## THE EXERCISE
Retype only what runs from the first line of the listing to the line holding "8000, 9000, 10000];", both included. Do not retype the pictures.

-- START OF STORED DATA --

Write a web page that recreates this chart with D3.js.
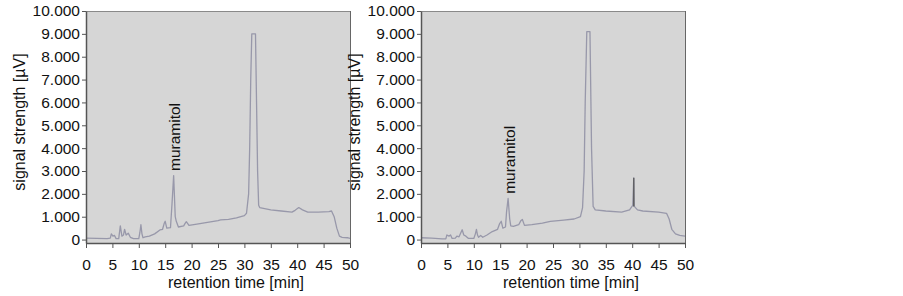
<!DOCTYPE html>
<html>
<head>
<meta charset="utf-8">
<script src="https://cdn.jsdelivr.net/npm/d3@7"></script>
<style>
  body { margin: 0; background: #fff; }
  svg { display: block; font-family: "Liberation Sans", Arial, sans-serif; }
</style>
</head>
<body>
<div id="chart"></div>
<script>
// Data: retention time [min], signal [µV]
const xTicks = [0, 5, 10, 15, 20, 25, 30, 35, 40, 45, 50];
const yTicks = [0, 1000, 2000, 3000, 4000, 5000, 6000, 7000, 8000, 9000, 10000];

const traceA = [
  [0, 60], [2, 50], [4, 40], [4.6, 60], [4.8, 250], [5.1, 150], [5.4, 180], [5.7, 40],
  [6.2, 40], [6.5, 600], [6.8, 150], [7.1, 200], [7.3, 450], [7.6, 200], [8.0, 280],
  [8.4, 100], [9.0, 40], [10.0, 40], [10.2, 300], [10.4, 650], [10.6, 250], [10.8, 80],
  [11.2, 120], [12, 150], [13, 250], [14, 420], [14.5, 450], [14.8, 700], [15.0, 800],
  [15.3, 500], [16.0, 520], [16.3, 1600], [16.6, 2800], [16.9, 1000], [17.1, 800],
  [17.5, 550], [18.5, 600], [18.8, 720], [19.0, 780], [19.5, 620], [21, 680],
  [23, 750], [25, 830], [25.5, 860], [27, 880], [28.5, 950], [30.0, 1050], [30.4, 1150],
  [30.8, 2000], [31.0, 4000], [31.2, 7000], [31.4, 9000], [32.1, 9000], [32.3, 6000],
  [32.5, 3000], [32.7, 1500], [32.9, 1400], [35, 1300], [37, 1250], [39, 1200],
  [39.6, 1280], [40.3, 1400], [41, 1300], [42, 1200], [44, 1200], [46, 1220], [46.5, 1250],
  [47, 1000], [47.5, 500], [48, 150], [48.5, 100], [49.5, 80], [50, 50]
];

const traceB = [
  [0, 80], [2, 60], [4, 30], [4.7, 30], [4.9, 200], [5.3, 150], [5.6, 200], [5.9, 50],
  [6.5, 60], [6.8, 150], [7.2, 120], [7.8, 430], [8.1, 200], [8.5, 150], [9.0, 50],
  [10.0, 50], [10.3, 250], [10.5, 450], [10.7, 200], [10.9, 100], [11.3, 180], [11.7, 100],
  [12.5, 200], [13.5, 350], [14.5, 450], [14.9, 700], [15.2, 800], [15.5, 500], [16.0, 550],
  [16.2, 1200], [16.5, 1800], [16.8, 900], [17.0, 600], [17.5, 580], [18.5, 650],
  [18.9, 820], [19.2, 880], [19.6, 620], [21, 650], [23, 720], [24.5, 800],
  [27, 850], [29, 900], [30.2, 1000], [30.6, 1400], [30.9, 3000], [31.1, 6000],
  [31.4, 9100], [32.0, 9100], [32.3, 4000], [32.6, 1450], [33, 1300], [35, 1250],
  [38, 1200], [39.5, 1300], [40.1, 1500], [40.3, 2700], [40.4, 1450], [41, 1300],
  [42, 1250], [45, 1200], [46.5, 1150], [47, 900], [47.5, 450], [48.2, 250], [49, 180],
  [50, 150]
];
const spikeB = [[40.25, 1450], [40.3, 2700], [40.35, 1450]];

const labelA = { t: 16.9, v: 3000, text: "muramitol" };
const labelB = { t: 16.9, v: 2000, text: "muramitol" };

const width = 903, height = 296;
const svg = d3.select("#chart").append("svg")
  .attr("width", width).attr("height", height);

const fmt = d3.formatLocale({ decimal: ",", thousands: ".", grouping: [3], currency: ["", ""] }).format(",d");

function panel(left, trace, label, extra) {
  const w = 264, top = 11, bottom = 243;
  const x = d3.scaleLinear().domain([0, 50]).range([left, left + w]);
  const y = d3.scaleLinear().domain([-150, 10000]).range([bottom, top]);
  const g = svg.append("g");

  g.append("rect")
    .attr("x", left).attr("y", top).attr("width", w).attr("height", bottom - top)
    .attr("fill", "#d6d6d6");
  g.append("line").attr("x1", left).attr("x2", left + w).attr("y1", top + 0.5).attr("y2", top + 0.5)
    .attr("stroke", "#8a8a8a");
  g.append("line").attr("x1", left + w + 0.5).attr("x2", left + w + 0.5).attr("y1", top).attr("y2", bottom)
    .attr("stroke", "#666");

  const line = d3.line().x(d => x(d[0])).y(d => y(d[1]));
  g.append("path").datum(trace).attr("d", line)
    .attr("fill", "none").attr("stroke", "#9898aa").attr("stroke-width", 1.3)
    .attr("stroke-linejoin", "round");
  if (extra) {
    g.append("path").datum(extra).attr("d", line)
      .attr("fill", "none").attr("stroke", "#555").attr("stroke-width", 0.8);
  }

  const xa = g.append("g").attr("transform", `translate(0,${bottom})`)
    .call(d3.axisBottom(x).tickValues(xTicks).tickSize(5).tickPadding(11).tickSizeOuter(0));
  const ya = g.append("g").attr("transform", `translate(${left},0)`)
    .call(d3.axisLeft(y).tickValues(yTicks).tickFormat(fmt).tickSize(4).tickPadding(2).tickSizeOuter(0));
  [xa, ya].forEach(a => {
    a.select(".domain").attr("stroke", "#555").attr("stroke-width", 1.5);
    a.selectAll(".tick line").attr("stroke", "#555");
    a.selectAll("text").attr("font-size", "15.5px").attr("fill", "#111")
      .attr("font-family", "Liberation Sans, Arial, sans-serif");
  });

  g.append("text")
    .attr("x", left + w / 2 + 18).attr("y", 288)
    .attr("text-anchor", "middle").attr("font-size", "16px").attr("fill", "#111")
    .text("retention time [min]");
  g.append("text")
    .attr("transform", `translate(${left - 61},${122}) rotate(-90)`)
    .attr("text-anchor", "middle").attr("font-size", "16px").attr("fill", "#111")
    .text("signal strength [µV]");

  g.append("text")
    .attr("transform", `translate(${x(label.t) + 5},${y(label.v)}) rotate(-90)`)
    .attr("font-size", "15.5px").attr("fill", "#111")
    .text(label.text);
}

panel(86, traceA, labelA, null);
panel(421, traceB, labelB, spikeB);
</script>
</body>
</html>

-- END OF STORED DATA --

## RESPONSE TO THIS EXERCISE
Write a web page that recreates this chart with D3.js.
<!DOCTYPE html>
<html>
<head>
<meta charset="utf-8">
<script src="https://cdn.jsdelivr.net/npm/d3@7"></script>
<style>
  body { margin: 0; background: #fff; }
  svg { display: block; font-family: "Liberation Sans", Arial, sans-serif; }
</style>
</head>
<body>
<div id="chart"></div>
<script>
// Data: retention time [min], signal [µV]
const xTicks = [0, 5, 10, 15, 20, 25, 30, 35, 40, 45, 50];
const yTicks = [0, 1000, 2000, 3000, 4000, 5000, 6000, 7000, 8000, 9000, 10000];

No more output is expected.